Les émotions n’étaient pas près de s’arrêter, loin de là. Avec la folie qu’on lui connait, Watson a sillonné les planches entre le micro de l’avant-scène et son piano, ponctuant son passage de commentaires impromptus à son équipe au son et de rires de satisfaction ou simplement parce qu’il avait du fun.
Son interprétation de Melody Noir a envouté tout le monde, mais c’est Je te laisserai des mots qui nous a scié en deux. La seule chanson francophone de sa discographie s’est emparée des corps des festivaliers et a déclenché le déluge attendu. Une lourde pluie a commencé à tomber, ajoutant à l’unicité du moment.

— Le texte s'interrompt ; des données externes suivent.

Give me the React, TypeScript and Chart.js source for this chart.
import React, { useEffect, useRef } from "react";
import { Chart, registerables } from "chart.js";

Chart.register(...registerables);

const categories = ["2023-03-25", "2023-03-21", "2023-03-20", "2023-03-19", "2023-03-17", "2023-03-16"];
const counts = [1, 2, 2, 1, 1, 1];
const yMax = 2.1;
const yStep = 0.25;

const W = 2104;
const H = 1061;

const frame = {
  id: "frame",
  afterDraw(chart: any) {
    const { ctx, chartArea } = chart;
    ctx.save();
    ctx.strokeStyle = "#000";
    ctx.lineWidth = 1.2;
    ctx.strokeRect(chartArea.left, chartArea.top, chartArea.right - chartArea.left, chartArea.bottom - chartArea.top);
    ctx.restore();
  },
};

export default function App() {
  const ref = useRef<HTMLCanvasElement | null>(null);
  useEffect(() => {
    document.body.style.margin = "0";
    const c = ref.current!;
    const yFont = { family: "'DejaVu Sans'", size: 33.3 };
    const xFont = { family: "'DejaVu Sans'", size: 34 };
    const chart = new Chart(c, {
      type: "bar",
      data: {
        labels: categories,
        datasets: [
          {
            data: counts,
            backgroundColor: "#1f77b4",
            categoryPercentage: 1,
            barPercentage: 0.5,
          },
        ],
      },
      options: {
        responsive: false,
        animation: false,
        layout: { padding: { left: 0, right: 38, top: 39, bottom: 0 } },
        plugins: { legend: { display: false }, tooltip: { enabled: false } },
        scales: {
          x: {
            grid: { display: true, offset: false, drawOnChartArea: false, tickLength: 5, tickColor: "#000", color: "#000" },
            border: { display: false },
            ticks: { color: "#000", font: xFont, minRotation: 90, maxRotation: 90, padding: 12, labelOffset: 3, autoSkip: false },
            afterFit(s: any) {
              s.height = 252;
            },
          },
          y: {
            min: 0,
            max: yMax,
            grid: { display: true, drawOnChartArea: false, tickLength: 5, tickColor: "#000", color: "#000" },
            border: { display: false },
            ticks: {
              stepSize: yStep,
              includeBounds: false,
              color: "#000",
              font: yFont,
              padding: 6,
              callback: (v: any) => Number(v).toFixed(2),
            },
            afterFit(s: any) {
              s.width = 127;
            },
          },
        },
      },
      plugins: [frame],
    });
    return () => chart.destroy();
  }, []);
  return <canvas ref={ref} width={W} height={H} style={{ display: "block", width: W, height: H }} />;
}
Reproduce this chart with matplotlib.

Puis, les éclairs. En raison des enjeux de sécurité, les organisateurs ont dû tirer la plug du concert, laissant toutefois planer la possibilité de le finir si la situation météorologique s’améliorait. Transis par l’une des plus fortes averses que j’ai eu la chance de voir depuis longtemps, nous sommes plusieurs à nous être réfugié sur le site, dans l’espoir de retrouver le chanteur plus tard. Après une quarantaine de minutes, les nouvelles n’étaient pas bonnes. Un membre de l’équipe de la Noce est venu nous avertir que le Montréalais n’allait pas remonter sur scène et que c’était ainsi que se terminait l’édition 2025 du festival. Atterrés, nous nous sommes avoués vaincus et avons entrepris un retour à la maison.
Mais passant devant la grande scène, sur le chemin du retour, qui ne voit-on pas au loin? Un certain Patrick Watson se déposant devant son piano, et une minuscule foule en liesse devant lui. Il était de retour! Sans être obligé de le faire, Watson a voulu terminer les choses qu’il avait commencées. Dans ce que je qualifierais de l’un de mes moments les plus fous vécus en concert, le musicien nous a présenté, sous la pluie battante, The Great Escape et Here Comes The River, fermant généreusement les livres d’une soirée qui devait initialement se terminer abruptement. Les souliers, comme des marécages boueux, nous avons une nouvelle fois accepté le mystère et jubilé au son de ses plus belles créations.
Quelle grisante façon de terminer cette excitante fin de semaine. Hier soir, constamment plongés dans l’ombre et sous la flotte, Patrick Watson et ses comparses l’ont fait pour la musique et la musique seulement. Un immense merci pour ça, on s’en rappellera longtemps.
Merci à toi aussi la Noce, la laine te va à merveille.